== TASK OBJECTIVE ==
Repeat every line of the listing below exactly, minus the pictures.

== COLLECTED DATA ==

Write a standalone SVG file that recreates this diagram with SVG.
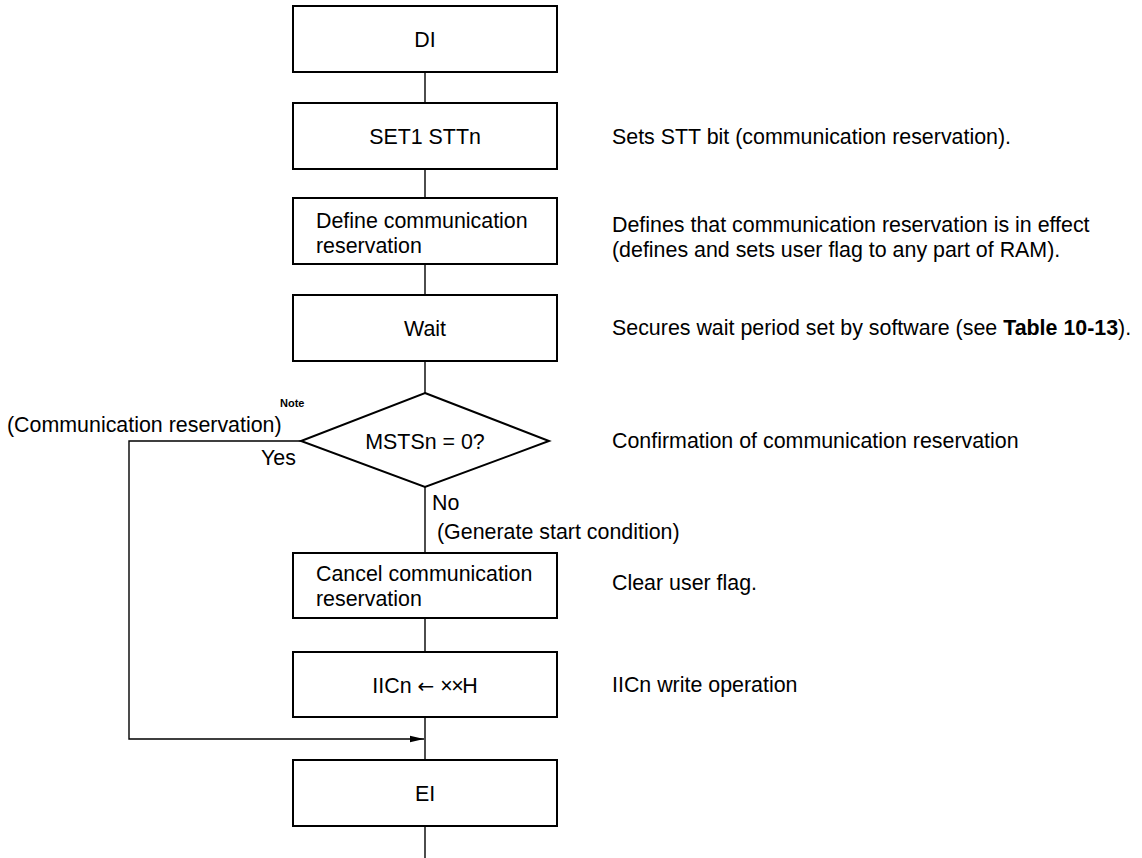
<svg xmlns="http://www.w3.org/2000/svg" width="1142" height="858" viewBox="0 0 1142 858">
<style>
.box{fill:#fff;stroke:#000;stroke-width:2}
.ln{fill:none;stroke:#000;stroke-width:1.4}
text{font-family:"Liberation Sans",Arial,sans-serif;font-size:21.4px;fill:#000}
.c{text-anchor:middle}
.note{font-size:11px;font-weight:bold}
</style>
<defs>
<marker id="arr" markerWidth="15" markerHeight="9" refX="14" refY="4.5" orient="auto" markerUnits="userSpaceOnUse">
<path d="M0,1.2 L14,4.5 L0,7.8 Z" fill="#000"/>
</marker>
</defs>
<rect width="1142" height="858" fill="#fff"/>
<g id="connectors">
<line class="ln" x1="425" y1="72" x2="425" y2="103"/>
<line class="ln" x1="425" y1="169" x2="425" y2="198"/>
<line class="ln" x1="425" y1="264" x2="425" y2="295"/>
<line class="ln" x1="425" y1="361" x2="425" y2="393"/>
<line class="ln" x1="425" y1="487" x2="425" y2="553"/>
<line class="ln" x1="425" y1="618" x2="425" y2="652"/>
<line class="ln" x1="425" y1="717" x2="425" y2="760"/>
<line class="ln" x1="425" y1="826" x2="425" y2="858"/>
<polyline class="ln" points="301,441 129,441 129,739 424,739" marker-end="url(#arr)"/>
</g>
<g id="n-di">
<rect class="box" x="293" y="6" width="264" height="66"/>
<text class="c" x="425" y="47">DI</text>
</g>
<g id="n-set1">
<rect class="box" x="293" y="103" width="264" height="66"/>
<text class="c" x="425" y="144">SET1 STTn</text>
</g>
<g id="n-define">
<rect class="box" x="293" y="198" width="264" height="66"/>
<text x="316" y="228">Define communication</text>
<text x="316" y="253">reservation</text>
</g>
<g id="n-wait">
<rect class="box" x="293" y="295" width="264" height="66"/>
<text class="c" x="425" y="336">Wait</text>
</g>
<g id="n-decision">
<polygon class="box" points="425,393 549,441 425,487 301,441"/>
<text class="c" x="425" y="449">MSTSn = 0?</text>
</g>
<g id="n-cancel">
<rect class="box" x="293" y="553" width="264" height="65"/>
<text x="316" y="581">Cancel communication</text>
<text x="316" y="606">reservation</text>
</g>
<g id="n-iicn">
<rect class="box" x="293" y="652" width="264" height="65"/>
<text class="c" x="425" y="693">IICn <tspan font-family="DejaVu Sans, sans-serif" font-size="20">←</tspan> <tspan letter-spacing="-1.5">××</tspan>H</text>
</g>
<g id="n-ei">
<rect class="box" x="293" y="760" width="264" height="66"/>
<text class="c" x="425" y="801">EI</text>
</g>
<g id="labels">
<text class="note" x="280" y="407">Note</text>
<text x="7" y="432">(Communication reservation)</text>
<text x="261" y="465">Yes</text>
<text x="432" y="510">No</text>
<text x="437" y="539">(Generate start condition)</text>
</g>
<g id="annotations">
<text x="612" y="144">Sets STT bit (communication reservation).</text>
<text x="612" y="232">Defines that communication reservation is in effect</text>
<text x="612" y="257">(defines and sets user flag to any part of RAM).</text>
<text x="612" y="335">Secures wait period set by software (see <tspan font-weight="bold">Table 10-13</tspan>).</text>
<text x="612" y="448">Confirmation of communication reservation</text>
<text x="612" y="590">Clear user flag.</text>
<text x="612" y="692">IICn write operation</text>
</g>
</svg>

== WRITTEN RESPONSE ==
Write a standalone SVG file that recreates this diagram with SVG.
<svg xmlns="http://www.w3.org/2000/svg" width="1142" height="858" viewBox="0 0 1142 858">
<style>
.box{fill:#fff;stroke:#000;stroke-width:2}
.ln{fill:none;stroke:#000;stroke-width:1.4}
text{font-family:"Liberation Sans",Arial,sans-serif;font-size:21.4px;fill:#000}
.c{text-anchor:middle}
.note{font-size:11px;font-weight:bold}
</style>
<defs>
<marker id="arr" markerWidth="15" markerHeight="9" refX="14" refY="4.5" orient="auto" markerUnits="userSpaceOnUse">
<path d="M0,1.2 L14,4.5 L0,7.8 Z" fill="#000"/>
</marker>
</defs>
<rect width="1142" height="858" fill="#fff"/>
<g id="connectors">
<line class="ln" x1="425" y1="72" x2="425" y2="103"/>
<line class="ln" x1="425" y1="169" x2="425" y2="198"/>
<line class="ln" x1="425" y1="264" x2="425" y2="295"/>
<line class="ln" x1="425" y1="361" x2="425" y2="393"/>
<line class="ln" x1="425" y1="487" x2="425" y2="553"/>
<line class="ln" x1="425" y1="618" x2="425" y2="652"/>
<line class="ln" x1="425" y1="717" x2="425" y2="760"/>
<line class="ln" x1="425" y1="826" x2="425" y2="858"/>
<polyline class="ln" points="301,441 129,441 129,739 424,739" marker-end="url(#arr)"/>
</g>
<g id="n-di">
<rect class="box" x="293" y="6" width="264" height="66"/>
<text class="c" x="425" y="47">DI</text>
</g>
<g id="n-set1">
<rect class="box" x="293" y="103" width="264" height="66"/>
<text class="c" x="425" y="144">SET1 STTn</text>
</g>
<g id="n-define">
<rect class="box" x="293" y="198" width="264" height="66"/>
<text x="316" y="228">Define communication</text>
<text x="316" y="253">reservation</text>
</g>
<g id="n-wait">
<rect class="box" x="293" y="295" width="264" height="66"/>
<text class="c" x="425" y="336">Wait</text>
</g>
<g id="n-decision">
<polygon class="box" points="425,393 549,441 425,487 301,441"/>
<text class="c" x="425" y="449">MSTSn = 0?</text>
</g>
<g id="n-cancel">
<rect class="box" x="293" y="553" width="264" height="65"/>
<text x="316" y="581">Cancel communication</text>
<text x="316" y="606">reservation</text>
</g>
<g id="n-iicn">
<rect class="box" x="293" y="652" width="264" height="65"/>
<text class="c" x="425" y="693">IICn <tspan font-family="DejaVu Sans, sans-serif" font-size="20">←</tspan> <tspan letter-spacing="-1.5">××</tspan>H</text>
</g>
<g id="n-ei">
<rect class="box" x="293" y="760" width="264" height="66"/>
<text class="c" x="425" y="801">EI</text>
</g>
<g id="labels">
<text class="note" x="280" y="407">Note</text>
<text x="7" y="432">(Communication reservation)</text>
<text x="261" y="465">Yes</text>
<text x="432" y="510">No</text>
<text x="437" y="539">(Generate start condition)</text>
</g>
<g id="annotations">
<text x="612" y="144">Sets STT bit (communication reservation).</text>
<text x="612" y="232">Defines that communication reservation is in effect</text>
<text x="612" y="257">(defines and sets user flag to any part of RAM).</text>
<text x="612" y="335">Secures wait period set by software (see <tspan font-weight="bold">Table 10-13</tspan>).</text>
<text x="612" y="448">Confirmation of communication reservation</text>
<text x="612" y="590">Clear user flag.</text>
<text x="612" y="692">IICn write operation</text>
</g>
</svg>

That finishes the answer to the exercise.